Quantitative organotin speciation

Because of the low concentrations and the small volumes collected, collection was then performed in order to obtain fractions for quantitative speciation analysis. Thus F1, F2 and also the crossflow (CF, i.e. the part crossing the membrane) were collected and analysed. CF was considered representative of the sample part with a molar mass lower than the membrane cut off (i.e. 10 kDa). In order to ensure that the crossflow is representative of the whole sample, collection was realized from the beginning of the introduction/focusing step to the end of the elution. The results of speciation analysis performed on these three fractions are presented in Fig. 5. Organotins appear as mainly associated with the colloidal phase, only butyltins (and the most toxic TBT) being in significant concentrations in the <10 kDa part. These results highlight that speciation analysis on colloidal distribution is really important in order to evaluate the fate of contaminants.

Fig. 5
figure 5

Organotin speciation, and distribution on colloidal fractions: CF, cross flow assumed to be representative of <10 kDa part; F1, mainly organic colloids (r g < 50 nm); F2, mainly inorganic colloids (50 < r g < 120 nm)

In a previous speciation study the 3 methyl and 3 butyltins were found, whereas the other OTC (octyl and phenyltins) were not studied [18]. Considering the uncertainties, the total concentrations of MMT, MBT, DBT, and TBT measured in the current work are generally in agreement with values found by Pinel-Raffaitin et al. (respectively, 150 ± 20, 310 ± 30, 110 ± 20, and 300 ± 40 ng (Sn) L−1) [18]. DMT and TMT were not detected in any fraction, probably because of excessive dilution of the sample after collection of the different As-Fl-FFF fractions, LOD and LOQ of these compounds being not sufficiently low. MOcT and DPhT were also found in significant concentrations. These species appear distributed on F1 fraction only. The current species found and their respective concentrations are in the same range (100–1000 ng (Sn) L−1) as values presented by Mersiowsky et al. for the same type of samples [17]. In this previous study, MBT and DBT were also detected in all the landfill leachate samples analysed. TBT and DOcT were detected in 25 to 30% of the cases, whereas no phenyltin seemed to be present.

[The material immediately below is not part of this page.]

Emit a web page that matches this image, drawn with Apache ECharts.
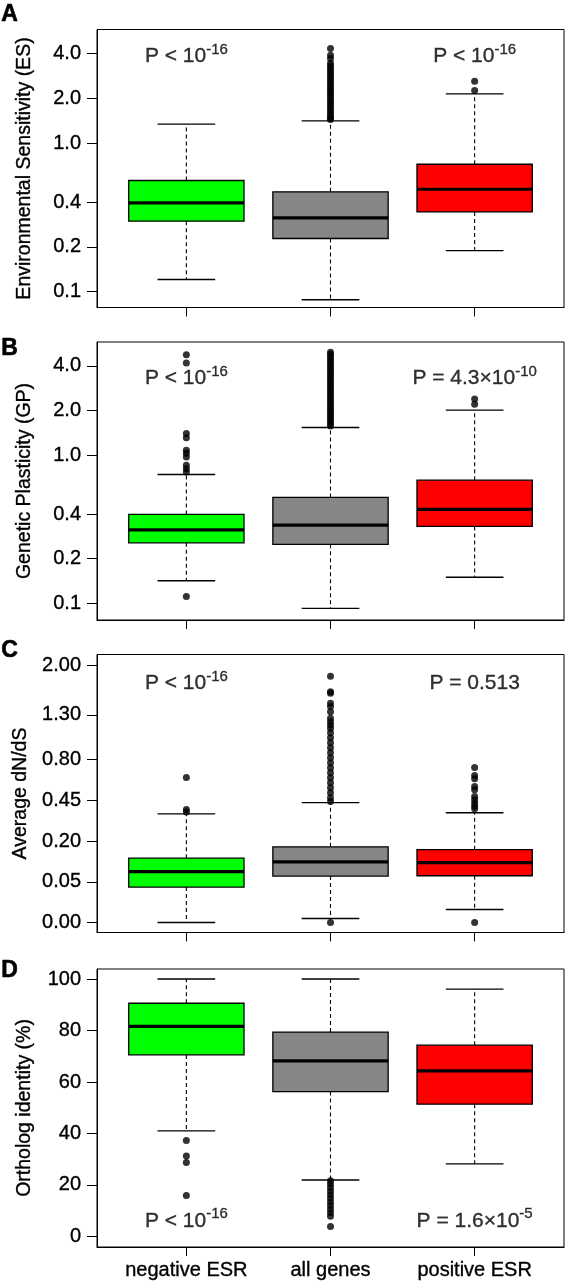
<!DOCTYPE html>
<html>
<head>
<meta charset="utf-8">
<script src="https://cdn.jsdelivr.net/npm/echarts@6/dist/echarts.min.js"></script>
<style>
html,body{margin:0;padding:0;background:#fff;}
#c{width:566px;height:1284px;}
</style>
</head>
<body>
<div id="c"></div>
<script>
// ---------- DATA ----------
const categories = ['negative ESR', 'all genes', 'positive ESR'];

// box stats: [lower whisker, Q1, median, Q3, upper whisker]
// Panel A: Environmental Sensitivity (ES)
const esNeg = [0.121, 0.298, 0.396, 0.56, 1.34];
const esAll = [0.0883, 0.228, 0.314, 0.47, 1.41];
const esPos = [0.189, 0.344, 0.489, 0.72, 2.14];
const esNegOut = [];
const esAllOut = [1.44, 1.47, 1.52, 1.58, 1.64, 1.71, 1.78, 1.85, 1.92, 2.00, 2.08, 2.16, 2.24, 2.33, 2.42, 2.52, 2.62, 2.72, 2.83, 2.94, 3.06, 3.18, 3.31, 3.44, 3.70, 3.89, 4.32];
const esPosOut = [2.26, 2.60];
const esTicks = [0.1, 0.2, 0.4, 1.0, 2.0, 4.0];
const esTickLabels = ['0.1', '0.2', '0.4', '1.0', '2.0', '4.0'];

// Panel B: Genetic Plasticity (GP)
const gpNeg = [0.142, 0.256, 0.313, 0.398, 0.74];
const gpAll = [0.0925, 0.25, 0.337, 0.518, 1.535];
const gpPos = [0.15, 0.33, 0.43, 0.677, 2.01];
const gpNegOut = [0.111, 0.77, 0.81, 0.855, 0.97, 1.03, 1.08, 1.31, 1.40, 4.18, 4.76];
const gpAllOut = [1.57, 1.63, 1.69, 1.75, 1.82, 1.89, 1.96, 2.04, 2.12, 2.20, 2.29, 2.38, 2.48, 2.58, 2.68, 2.78, 2.89, 3.01, 3.13, 3.25, 3.38, 3.51, 3.65, 3.80, 3.95, 4.10, 4.26, 4.43, 4.61, 4.79, 4.95];
const gpPosOut = [2.20, 2.39];
const gpTicks = [0.1, 0.2, 0.4, 1.0, 2.0, 4.0];
const gpTickLabels = ['0.1', '0.2', '0.4', '1.0', '2.0', '4.0'];

// Panel C: Average dN/dS
const dnNeg = [0, 0.038, 0.078, 0.125, 0.356];
const dnAll = [0.0005, 0.065, 0.111, 0.173, 0.434];
const dnPos = [0.0051, 0.066, 0.108, 0.16, 0.364];
const dnNegOut = [0.369, 0.385, 0.635];
const dnAllOut = [0, 0.441, 0.47, 0.509, 0.548, 0.59, 0.632, 0.677, 0.723, 0.77, 0.819, 0.869, 0.921, 0.974, 1.029, 1.085, 1.139, 1.178, 1.217, 1.259, 1.341, 1.406, 1.45, 1.585, 1.607, 1.83];
const dnPosOut = [0, 0.391, 0.407, 0.431, 0.455, 0.48, 0.532, 0.559, 0.624, 0.653, 0.725];
const dnTicks = [0, 0.05, 0.2, 0.45, 0.8, 1.3, 2.0];
const dnTickLabels = ['0.00', '0.05', '0.20', '0.45', '0.80', '1.30', '2.00'];

// Panel D: Ortholog identity (%)
const oiNeg = [41.0, 70.5, 81.6, 90.6, 100];
const oiAll = [21.9, 56.3, 68.2, 79.4, 100];
const oiPos = [28.2, 51.4, 64.3, 74.3, 96.1];
const oiNegOut = [15.9, 28.7, 31.3, 37.3];
const oiAllOut = [3.9, 7.8, 9.2, 10.6, 12.0, 13.4, 14.8, 16.2, 17.6, 19.0, 20.4, 21.6];
const oiPosOut = [];
const oiTicks = [0, 20, 40, 60, 80, 100];
const oiTickLabels = ['0', '20', '40', '60', '80', '100'];

// P-value annotations: [main text, superscript]
const esPvals = [['P < 10', '-16'], ['P < 10', '-16']];
const gpPvals = [['P < 10', '-16'], ['P = 4.3\u00d710', '-10']];
const dnPvals = [['P < 10', '-16'], ['P = 0.513', '']];
const oiPvals = [['P < 10', '-16'], ['P = 1.6\u00d710', '-5']];

// ---------- LAYOUT / STYLE ----------
const FONT = '"Liberation Sans", Arial, Helvetica, sans-serif';
const boxColors = ['#00ff00', '#868686', '#ff0000'];
const log10 = v => Math.log10(v);
const sqrt = v => Math.sqrt(v);
const ident = v => v;

const panels = [
  { letter: 'A', letterTop: 3, title: 'Environmental Sensitivity (ES)', tf: log10, min: -1.106, max: 0.7635, top: 29.5,
    stats: [esNeg, esAll, esPos], outs: [esNegOut, esAllOut, esPosOut], ticks: esTicks, tickLabels: esTickLabels, pvals: esPvals, pY: 3.83 },
  { letter: 'B', letterTop: 336.5, title: 'Genetic Plasticity (GP)', tf: log10, min: -1.1125, max: 0.763, top: 342,
    stats: [gpNeg, gpAll, gpPos], outs: [gpNegOut, gpAllOut, gpPosOut], ticks: gpTicks, tickLabels: gpTickLabels, pvals: gpPvals, pY: 3.30 },
  { letter: 'C', letterTop: 638.5, title: 'Average dN/dS', tf: sqrt, min: -0.0547, max: 1.472, top: 654.5,
    stats: [dnNeg, dnAll, dnPos], outs: [dnNegOut, dnAllOut, dnPosOut], ticks: dnTicks, tickLabels: dnTickLabels, pvals: dnPvals, pY: 1.73 },
  { letter: 'D', letterTop: 958.5, title: 'Ortholog identity (%)', tf: ident, min: -4.1, max: 103.9, top: 969,
    stats: [oiNeg, oiAll, oiPos], outs: [oiNegOut, oiAllOut, oiPosOut], ticks: oiTicks, tickLabels: oiTickLabels, pvals: oiPvals, pY: 6.1 }
];

const TXT = { color: '#000', fontFamily: FONT, textBorderColor: '#000', textBorderWidth: 0.35 };
const grids = [], xAxes = [], yAxes = [], series = [], graphics = [];

panels.forEach((p, i) => {
  grids.push({ left: 97, right: 2, top: p.top, height: 278, show: true, borderColor: '#000', borderWidth: 1, backgroundColor: 'transparent' });
  xAxes.push({
    gridIndex: i, type: 'value', min: 0.38, max: 3.62,
    axisLine: { show: true, onZero: false, lineStyle: { color: '#000', width: 1 } },
    splitLine: { show: false },
    axisTick: { show: true, length: 9, customValues: [1, 2, 3], lineStyle: { color: '#000', width: 1 } },
    axisLabel: Object.assign({ show: i === 3, customValues: [1, 2, 3], margin: 13, fontSize: 20,
      formatter: v => categories[Math.round(v) - 1] || '' }, TXT)
  });
  const tv = p.ticks.map(p.tf);
  yAxes.push({
    gridIndex: i, type: 'value', min: p.min, max: p.max,
    name: p.title, nameLocation: 'middle', nameRotate: 90, nameGap: 62,
    nameTextStyle: Object.assign({ fontSize: 19.5 }, TXT),
    axisLine: { show: true, onZero: false, lineStyle: { color: '#000', width: 1 } },
    splitLine: { show: false },
    axisTick: { show: true, length: 10, customValues: tv, lineStyle: { color: '#000', width: 1 } },
    axisLabel: Object.assign({ customValues: tv, margin: 16, fontSize: 20,
      formatter: v => {
        let best = 0, bd = Infinity;
        tv.forEach((t, k) => { const d = Math.abs(t - v); if (d < bd) { bd = d; best = k; } });
        return p.tickLabels[best];
      } }, TXT)
  });

  // boxes
  series.push({
    type: 'custom', xAxisIndex: i, yAxisIndex: i, silent: true, animation: false, z: 2,
    encode: { x: 0, y: [1, 2, 3, 4, 5] },
    data: p.stats.map((s, k) => [k + 1].concat(s.map(p.tf))),
    renderItem: (params, api) => {
      const x = api.value(0);
      const lo = api.coord([x, api.value(1)]);
      const q1 = api.coord([x, api.value(2)]);
      const md = api.coord([x, api.value(3)]);
      const q3 = api.coord([x, api.value(4)]);
      const hi = api.coord([x, api.value(5)]);
      const bw = api.size([0.8, 0])[0];
      const cw = bw / 2;
      const cx = lo[0];
      const col = boxColors[params.dataIndex];
      const dash = { stroke: '#000', lineWidth: 1.1, lineDash: [4, 3] };
      const solid = { stroke: '#000', lineWidth: 1.4 };
      return {
        type: 'group',
        children: [
          { type: 'line', shape: { x1: cx, y1: q3[1], x2: cx, y2: hi[1] }, style: dash },
          { type: 'line', shape: { x1: cx, y1: q1[1], x2: cx, y2: lo[1] }, style: dash },
          { type: 'line', shape: { x1: cx - cw / 2, y1: hi[1], x2: cx + cw / 2, y2: hi[1] }, style: solid },
          { type: 'line', shape: { x1: cx - cw / 2, y1: lo[1], x2: cx + cw / 2, y2: lo[1] }, style: solid },
          { type: 'rect', shape: { x: cx - bw / 2, y: q3[1], width: bw, height: q1[1] - q3[1] }, style: { fill: col, stroke: '#000', lineWidth: 1.3 } },
          { type: 'line', shape: { x1: cx - bw / 2, y1: md[1], x2: cx + bw / 2, y2: md[1] }, style: { stroke: '#000', lineWidth: 3.2 } }
        ]
      };
    }
  });

  // outliers
  const outData = [];
  p.outs.forEach((arr, k) => arr.forEach(v => outData.push([k + 1, p.tf(v)])));
  series.push({
    type: 'scatter', xAxisIndex: i, yAxisIndex: i, silent: true, animation: false, z: 3,
    symbol: 'circle', symbolSize: 7, itemStyle: { color: '#000' }, data: outData
  });

  // P-value annotations
  series.push({
    type: 'scatter', xAxisIndex: i, yAxisIndex: i, silent: true, animation: false, z: 4,
    symbolSize: 0,
    data: [0, 1].map(k => ({
      value: [k === 0 ? 1 : 3, p.tf(p.pY)],
      label: {
        show: true, position: 'inside', color: '#000',
        formatter: '{a|' + p.pvals[k][0] + '}' + (p.pvals[k][1] ? '{s|' + p.pvals[k][1] + '}' : ''),
        rich: {
          a: Object.assign({ fontSize: 21, lineHeight: 28 }, TXT),
          s: Object.assign({ fontSize: 15, lineHeight: 15, verticalAlign: 'top' }, TXT)
        }
      }
    }))
  });

  graphics.push({ type: 'text', left: 1, top: p.letterTop, style: { text: p.letter, font: 'bold 23px ' + FONT, fill: '#000', stroke: '#000', lineWidth: 0.6 } });
});

const chart = echarts.init(document.getElementById('c'), null, { renderer: 'canvas' });
chart.setOption({
  animation: false,
  backgroundColor: '#fff',
  grid: grids, xAxis: xAxes, yAxis: yAxes, series: series, graphic: graphics
});
</script>
</body>
</html>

According to these results, the approach proposed to perform quantitative speciation analysis appears to be suitable for determination of organotins in the different fractions—<10 kDa and colloidal—of complex environmental samples. Despite the high dilution effect involved in collection of different As-Fl-FFF fractions, the analysis was precise and repeatable.

Conclusions

This application illustrates the potential of on-line fractionation combined with speciation analysis for determination of organotin compounds in a complex sample of environmental interest. As-Fl-FFF–UV–MALLS–ICP–MS on-line coupling has been shown to be a powerful technique giving relevant information about the dependence of metal distribution on the nature and size of colloids. In this work it enabled elucidation of the dependence of the distribution of the tin on the nature of the different colloidal fractions. From the fractograms obtained, appropriate collection of different fractions and their SPME-GC-PFPD speciation analysis completed the information by giving the organotin distribution over the colloidal phases and their concentration on the two main fractions previously identified. These first results highlight the different behaviour of the organotins with regard to their nature and their origin. By showing that organotins are mainly associated with the colloidal phase, the major importance of speciation analysis on the colloid phase is confirmed. For this purpose, on-line fractionation appears especially useful.